The college pleasure reader is hard to find. However, in lieu of current book popularity, numbers are starting to grow. With recent mainstream hits like The DaVinci Code, Angels and Demons, and even the Harry Potter series, students are slowly starting to put down the remote and open up a book.

Joyce Wright, head of the Undergraduate library, has worked in the library system for 20 years and has no doubt today’s students are reading for pleasure.

“Even though students have their assignments, they do find time to pleasure read,” Wright said, and students are doing just that.

“I do my pleasure reading instead of my school reading,” Blake Nystrom, sophomore in business, said. “I just finished a book this week.”

With the growing popularity of book reading, there seems to be light at the end of the tunnel for a once-endangered leisure activity. Along with DaVinci Code-like hits, authors seem to have also taken heed from the American public and jumped on the pop-culture bandwagon. Reality genre books like The Pledge and He’s Just Not That Into You have leapt from the TV screen onto the written page from the concept of reality television.

Wright also observed that mainstream books like those on the New York Times bestseller list seem to be most popular among students.
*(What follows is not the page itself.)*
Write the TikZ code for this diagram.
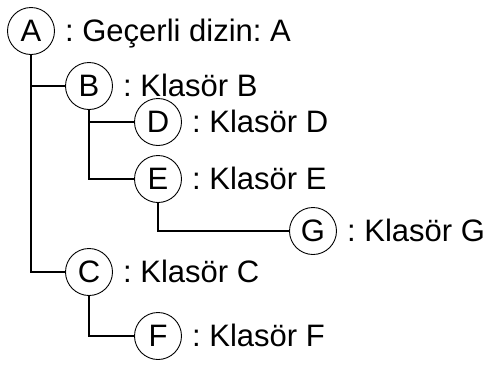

“Students read a lot of the books that are trendy,” Wright said.

Even Hollywood has been riding and profiting from the book craze. Churning out novel based movies like butter over the past few years has sent students back to the bookstore. Movies, such as Polar Express, The Notebook, Bourne Identity, Lord of the Rings, and Christmas with the Cranks were all books.

The trend of adapting screenplays from novels is showing the originality and imagination that still lives in the written world and students have slowly started to pick up on that.

“If students have the time, you can find them curled up with a book,” Wright said.